After Mahler’s death, and in partnership with Gustav’s wife Alma, Walter began championing his mentor’s works.
Six months after Mahler’s death, Walter led the posthumous premiere of his Das Lied von der Erde (The Song of the Earth), which is still in the repertoire today.
Gustav Mahler: Das Lied von der Erde (Song of the Earth) (Mildred Miller, mezzo-soprano; Ernst Haefliger, tenor; New York Philharmonic Orchestra; Bruno Walter, cond.)
The following year, he conducted the premiere of Mahler’s Symphony No. 9 with the Vienna Philharmonic.
He would go on to make benchmark recordings of the symphonies and even write a book called Gustav Mahler.
Without Walter’s championing, Mahler’s symphonies might not have risen to the central place in the repertoire that they hold today.
Read more about Walter’s career and connection to Mahler.

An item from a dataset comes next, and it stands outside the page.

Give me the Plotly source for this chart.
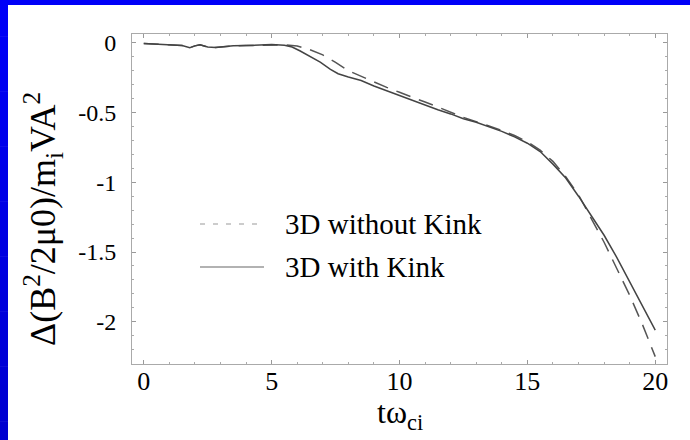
import plotly.graph_objects as go

# --- data -------------------------------------------------------------
# magnetic energy change vs. normalised time, run with kink
t_kink = [0, 0.5, 1.0, 1.5, 1.8, 2.0, 2.2, 2.5, 2.8, 3.2, 3.5, 4.0, 4.5, 5.0,
          5.5, 5.8, 6.1, 6.5, 6.9, 7.3, 7.6, 8.0, 8.5, 9.0, 9.5, 10.0, 10.5,
          11.0, 11.5, 12.0, 12.5, 13.0, 13.5, 14.0, 14.5, 15.0, 15.5, 16.0,
          16.5, 17.0, 17.5, 18.0, 18.5, 19.0, 19.5, 20.0]
e_kink = [-0.005, -0.010, -0.013, -0.020, -0.035, -0.022, -0.015, -0.030,
          -0.033, -0.025, -0.022, -0.020, -0.017, -0.013, -0.018, -0.030,
          -0.057, -0.095, -0.139, -0.190, -0.222, -0.245, -0.270, -0.310,
          -0.345, -0.375, -0.410, -0.445, -0.480, -0.510, -0.545, -0.570,
          -0.600, -0.635, -0.675, -0.720, -0.780, -0.870, -0.970, -1.100,
          -1.240, -1.380, -1.540, -1.710, -1.880, -2.060]

# run without kink
t_nokink = [0, 0.5, 1.0, 1.5, 1.8, 2.0, 2.2, 2.5, 2.8, 3.2, 3.5, 4.0, 4.5,
            5.0, 5.5, 6.0, 6.5, 7.0, 7.5, 8.0, 8.5, 9.0, 9.5, 10.0, 10.5,
            11.0, 11.5, 12.0, 12.5, 13.0, 13.5, 14.0, 14.5, 15.0, 15.5, 16.0,
            16.5, 17.0, 17.5, 18.0, 18.5, 19.0, 19.5, 20.0]
e_nokink = [-0.005, -0.010, -0.013, -0.020, -0.035, -0.022, -0.015, -0.030,
            -0.033, -0.025, -0.022, -0.020, -0.017, -0.013, -0.015, -0.023,
            -0.050, -0.087, -0.140, -0.200, -0.240, -0.283, -0.320, -0.355,
            -0.388, -0.425, -0.460, -0.500, -0.535, -0.565, -0.595, -0.628,
            -0.665, -0.710, -0.770, -0.850, -0.960, -1.090, -1.260, -1.430,
            -1.620, -1.810, -2.020, -2.250]

x_ticks = [0, 5, 10, 15, 20]
y_ticks = [0, -0.5, -1, -1.5, -2]
y_ticktext = ["0", "-0.5", "-1", "-1.5", "-2"]

series_names = ["3D without Kink", "3D with Kink"]

# --- layout geometry (pixels) -----------------------------------------
W, H = 690, 440
L, R, T, B = 132, 23, 34, 76
PW, PH = W - L - R, H - T - B


def px_x(px):
    return (px - L) / PW


def px_y(py):
    return (H - B - py) / PH


FONT = "Liberation Serif, Times New Roman, serif"

fig = go.Figure()

fig.add_trace(go.Scatter(
    x=t_nokink, y=e_nokink, mode="lines", name=series_names[0],
    line=dict(color="#555555", width=1.5, dash="15px,9px"),
    showlegend=False,
))
fig.add_trace(go.Scatter(
    x=t_kink, y=e_kink, mode="lines", name=series_names[1],
    line=dict(color="#444444", width=1.5),
    showlegend=False,
))

shapes = []
# blue frame strips along the top and left edge of the page
shapes.append(dict(type="rect", xref="paper", yref="paper",
                   x0=px_x(0), x1=px_x(W), y0=px_y(5), y1=px_y(0),
                   fillcolor="#0000f8", line=dict(width=0), layer="below"))
n_steps = 24
for i in range(n_steps):
    y0 = H * i / n_steps
    y1 = H * (i + 1) / n_steps
    frac = i / (n_steps - 1)
    b = int(round(248 - frac * (248 - 208)))
    shapes.append(dict(type="rect", xref="paper", yref="paper",
                       x0=px_x(0), x1=px_x(8), y0=px_y(y1), y1=px_y(y0 - 0.5),
                       fillcolor=f"rgb(0,0,{b})", line=dict(width=0),
                       layer="below"))

# legend samples
shapes.append(dict(type="line", xref="paper", yref="paper",
                   x0=px_x(200), x1=px_x(264), y0=px_y(224), y1=px_y(224),
                   line=dict(color="#999999", width=1.2, dash="5px,8px")))
shapes.append(dict(type="line", xref="paper", yref="paper",
                   x0=px_x(200), x1=px_x(264), y0=px_y(267), y1=px_y(267),
                   line=dict(color="#999999", width=1.5)))

annotations = [
    dict(text=series_names[0], xref="paper", yref="paper",
         x=px_x(283), y=px_y(224), xanchor="left", yanchor="middle",
         showarrow=False, font=dict(family=FONT, size=29, color="black")),
    dict(text=series_names[1], xref="paper", yref="paper",
         x=px_x(283), y=px_y(267), xanchor="left", yanchor="middle",
         showarrow=False, font=dict(family=FONT, size=29, color="black")),
    # axis titles
    dict(text="tω<sub>ci</sub>", xref="paper", yref="paper",
         x=px_x(400), y=px_y(414), xanchor="center", yanchor="middle",
         showarrow=False, font=dict(family=FONT, size=32, color="black")),
    dict(text="Δ(B<sup>2</sup>/2μ0)/m<sub>i</sub>VA<sup>2</sup>",
         xref="paper", yref="paper", textangle=-90,
         x=px_x(43), y=px_y(219), xanchor="center", yanchor="middle",
         showarrow=False, font=dict(family=FONT, size=36, color="black")),
]

axis_common = dict(
    showgrid=False, zeroline=False, showline=True, linecolor="#aaaaaa",
    linewidth=1, mirror="allticks", ticks="inside", ticklen=4, tickwidth=1,
    tickcolor="#999999", automargin=False,
)

fig.update_layout(
    width=W, height=H,
    margin=dict(l=L, r=R, t=T, b=B, pad=0),
    paper_bgcolor="white", plot_bgcolor="white",
    font=dict(family=FONT, color="black"),
    showlegend=False,
    shapes=shapes,
    annotations=annotations,
    xaxis=dict(
        range=[-0.46, 20.46], tickvals=x_ticks,
        tickfont=dict(family=FONT, size=26, color="black"),
        minor=dict(dtick=1, tick0=0, ticks="inside", ticklen=2,
                   tickcolor="#aaaaaa", showgrid=False),
        ticklabelstandoff=-6,
        **axis_common,
    ),
    yaxis=dict(
        range=[-2.303, 0.063], tickvals=y_ticks, ticktext=y_ticktext,
        tickfont=dict(family=FONT, size=24, color="black"),
        minor=dict(dtick=0.1, tick0=0, ticks="inside", ticklen=2,
                   tickcolor="#aaaaaa", showgrid=False),
        ticklabelstandoff=10,
        **axis_common,
    ),
)

fig.write_html("out.html")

Gustav Mahler: Symphony No. 2 in C Minor, “Resurrection” (Maureen Forrester, contralto; Emilia Cundari, soprano; Westminster Choir; New York Philharmonic Orchestra; Bruno Walter, cond.)
Conclusion
These six friendships show that, contrary to popular imagination, classical music didn’t grow out of lonely isolation, but out of long-term artistic partnerships.
Bach and Telemann challenged each other; Haydn and Mozart redefined the quartet; Beethoven and Ries forged a productive mentor-protégé bond; Liszt helped support Wagner’s art and became his father-in-law; Brahms found a second family with the Schumanns; and Mahler and Walter created and preserved a symphonic legacy that shapes concert halls today.
These works remind us that behind every masterpiece lie the relationships that made it possible.